Watching performance on a DHCP Server

Blake Hudson blake at ispn.net
Tue Feb 12 22:16:03 UTC 2008


-------- Original Message  --------
Subject: Re: Watching performance on a DHCP Server
From: sthaug at nethelp.no
To: dhcp-users at isc.org
Date: Tuesday, February 12, 2008 3:20:50 PM
>> Th numbers I'm quoting are performance figures from the dhcperf testing 
>> tool. If your 100k users were to be down 24 hours (due to regional power 
>> failure, massive server/network failure), how would your DHCP server 
>> cope with 100K requests at once? This thread is not about 'normal' 
>> conditions, it is about the extreme cases that administrators (at least 
>> good ones) are expected to design for and accommodate ahead of time.
>>     
>
> I'm planning for the extreme cases by having a redundant server (RAID,
> redundant power etc), and soon DHCP failover. I'm *not* planning for
> our DHCP infrastructure to cope with 100K requests at once, since I
> find such a scenario highly unlikely (even considering the failures
> that you have mentioned above).
>
> Steinar Haug, Nethelp consulting, sthaug at nethelp.no
>
>   

I thought they were unlikely too, but I am choosing to plan for it since 
I've seen two ISP's in the last month who have let 100% of their lease 
expire. Their user bases are not 100k, but their servers/infrastructure 
couldn't cope with the requests and it resulted in hours or days of 
unnecessary downtime for their users. In these instances the problems 
were likely 'administrator error', with either poor planning or 
configuration.

I'm glad that we have never experienced an issue of this magnitude, and 
while administrator error can be mostly be reduced through redundancy, 
planning, etc, there are some things that lie outside of our control. If 
something should happen, I'd like to be prepared.

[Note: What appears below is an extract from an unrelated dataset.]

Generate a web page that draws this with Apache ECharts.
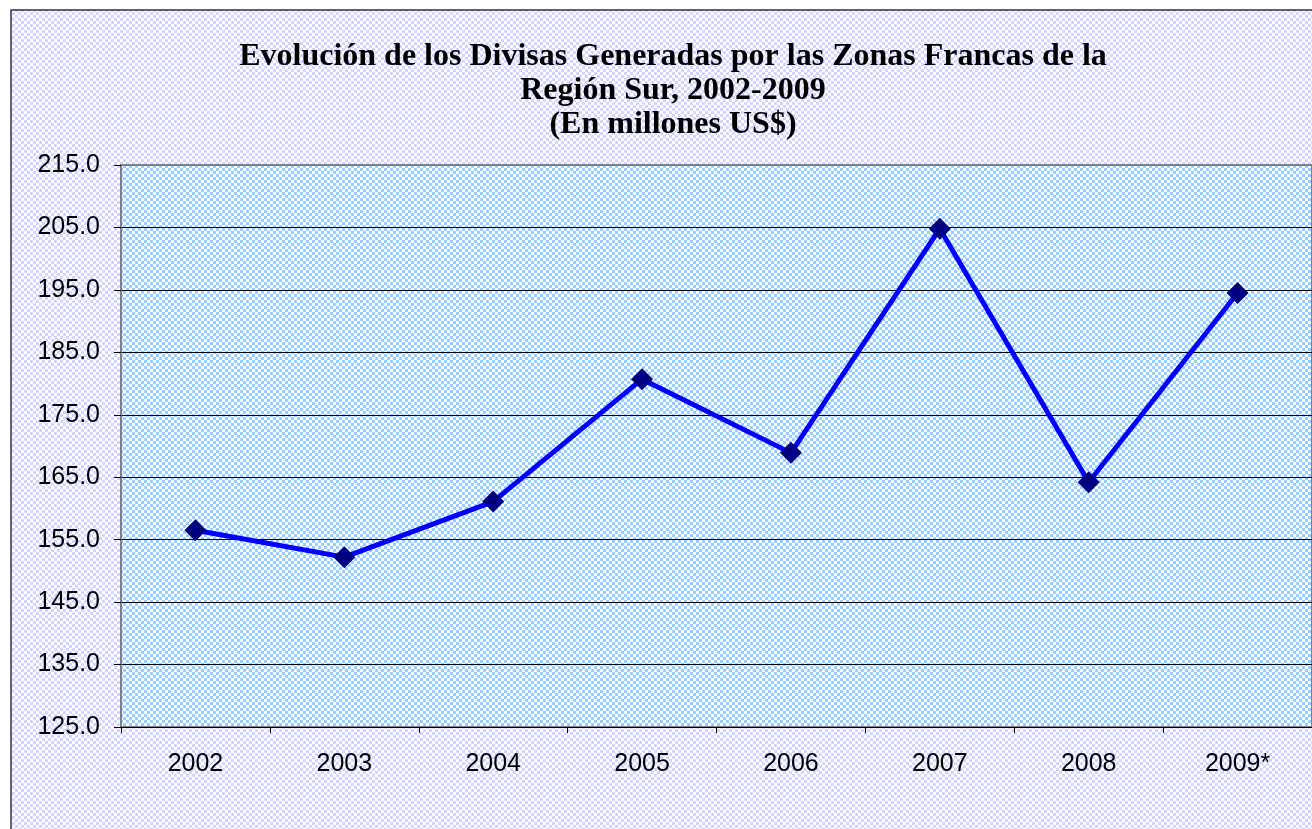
<!DOCTYPE html>
<html>
<head>
<meta charset="utf-8">
<script src="https://cdn.jsdelivr.net/npm/echarts@6/dist/echarts.min.js"></script>
<style>
  html, body { margin: 0; padding: 0; background: #fff; }
  #chart { width: 1312px; height: 829px; }
</style>
</head>
<body>
<div id="chart"></div>
<script>
// datos
const years = ['2002', '2003', '2004', '2005', '2006', '2007', '2008', '2009*'];
const divisas = [156.5, 152.2, 161.1, 180.7, 168.9, 204.8, 164.2, 194.5];
const titleLines = [
  'Evolución de los Divisas Generadas por las Zonas Francas de la',
  'Región Sur, 2002-2009',
  '(En millones US$)'
];

// patron de cuadritos (relleno tipo Excel)
function checker(bg, fg) {
  let cv = document.createElement('canvas');
  cv.width = 6; cv.height = 6;
  let ctx = cv.getContext('2d');
  ctx.fillStyle = bg;
  ctx.fillRect(0, 0, 6, 6);
  ctx.fillStyle = fg;
  ctx.fillRect(0, 0, 3, 3);
  ctx.fillRect(3, 3, 3, 3);
  return {image: cv, repeat: 'repeat'};
}

let myChart = echarts.init(document.getElementById('chart'));
myChart.setOption({
  backgroundColor: '#fff',
  animation: false,
  title: {
    text: titleLines.join('\n'),
    left: 668,
    textAlign: 'center',
    top: 35,
    textStyle: {
      fontFamily: 'Liberation Serif',
      fontWeight: 'bold',
      fontSize: 32,
      lineHeight: 34,
      color: '#000'
    }
  },
  graphic: [{
    type: 'rect',
    z: -10,
    silent: true,
    shape: {x: 11, y: 10, width: 1320, height: 840},
    style: {fill: checker('#ffffff', '#d4d4ff'), stroke: '#333', lineWidth: 1.5}
  }],
  grid: {
    left: 121,
    top: 165,
    width: 1194,
    height: 562,
    show: true,
    backgroundColor: checker('#ffffff', '#99ccff'),
    borderColor: '#808080',
    borderWidth: 2
  },
  xAxis: {
    type: 'category',
    data: years,
    boundaryGap: true,
    axisLine: {lineStyle: {color: '#000', width: 1}},
    axisTick: {show: true, length: 6, lineStyle: {color: '#000'}},
    axisLabel: {
      color: '#000',
      fontFamily: 'Liberation Sans',
      fontSize: 25,
      margin: 25
    }
  },
  yAxis: {
    type: 'value',
    min: 125,
    max: 215,
    interval: 10,
    axisLine: {show: true, lineStyle: {color: '#808080', width: 2}},
    axisTick: {show: true, length: 7, lineStyle: {color: '#000'}},
    axisLabel: {
      color: '#000',
      fontFamily: 'Liberation Sans',
      fontSize: 25,
      margin: 21,
      formatter: v => v.toFixed(1)
    },
    splitLine: {showMaxLine: false, lineStyle: {color: '#000', width: 1}}
  },
  series: [{
    type: 'line',
    data: divisas,
    symbol: 'diamond',
    symbolSize: 22,
    lineStyle: {color: '#0000ff', width: 5},
    itemStyle: {color: '#000080'},
    z: 5
  }]
});
</script>
</body>
</html>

I'm preparing by testing our equipment and configuration in order to 
confidently state what the server's limits are and to be able to provide 
information which supports my claim. I felt the performance of DHCPD 3.x 
was too slow. By removing the primary bottleneck in DHCPD (high numbers 
of fsyncs) I have been able to increase the server's capacity ~3x on 4 
way transactions, and ~100x on 2 way transactions while putting less 
load on a server that provides other needed services. I feel confident 
that if there were a large scale outage, our DHCP server would not be 
overwhelmed, DHCP convergence would not be a limiting factor, and 
customer downtime will have been minimized by these efforts.